Sticking with the benefits of being around others, though, we find the social benefits are evident too. We create a set of norms people accept, we find ways to challenge those and create something new, we find ways to entertain others and give joy, we find ways of making things happen simply by talking.
Add social media and technology to the mix and the opportunities for finding social groups that are supportive and positive are in abundance. Speaking for myself, I enjoy being able to step into different communities of interest depending on what I’m looking for at that time. I’ve often thought about keeping seperate Twitter accounts for different purposes, and then remember that I am all of my interests, and not one of them is more or less important than the other.

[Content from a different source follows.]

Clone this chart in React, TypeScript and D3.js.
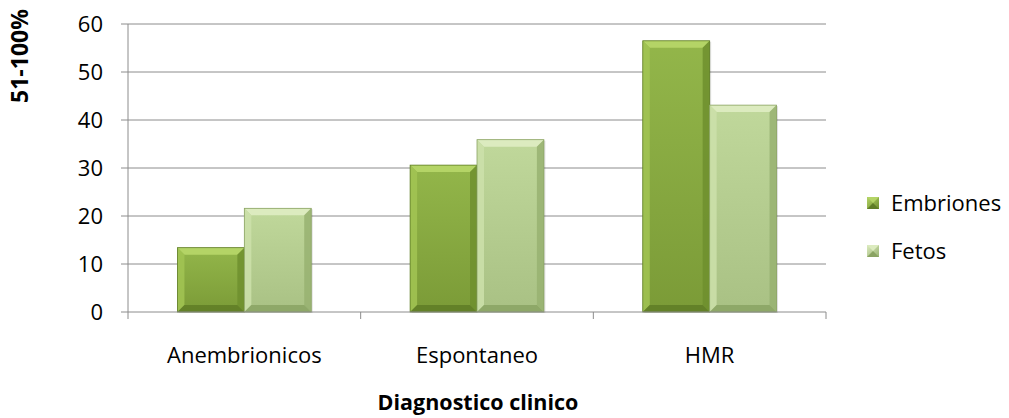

And then I want us to consider working environments. We strive to make things matter. Engagement and strategic strategising of strategies for a clear strategy is the name of the game. I’m all for that, and what I remain keenly mindful of is that we aren’t mindful enough of the power of people to find their own way through things. Even when we (HR and L&D) think we’ve found ways to help people, we trip over ourselves to mitigate for risk. There will always be times when someone gets upset, and that is no bad thing. People getting upset keeps us on our toes and ensures we are as inclusive and open about people practice as we can be.
Helping people to find their own way through their day to day tasks though. That’s what we need to focus on. That’s true HR, that’s true learning and development, that’s true coaching, and that’s true organisational development.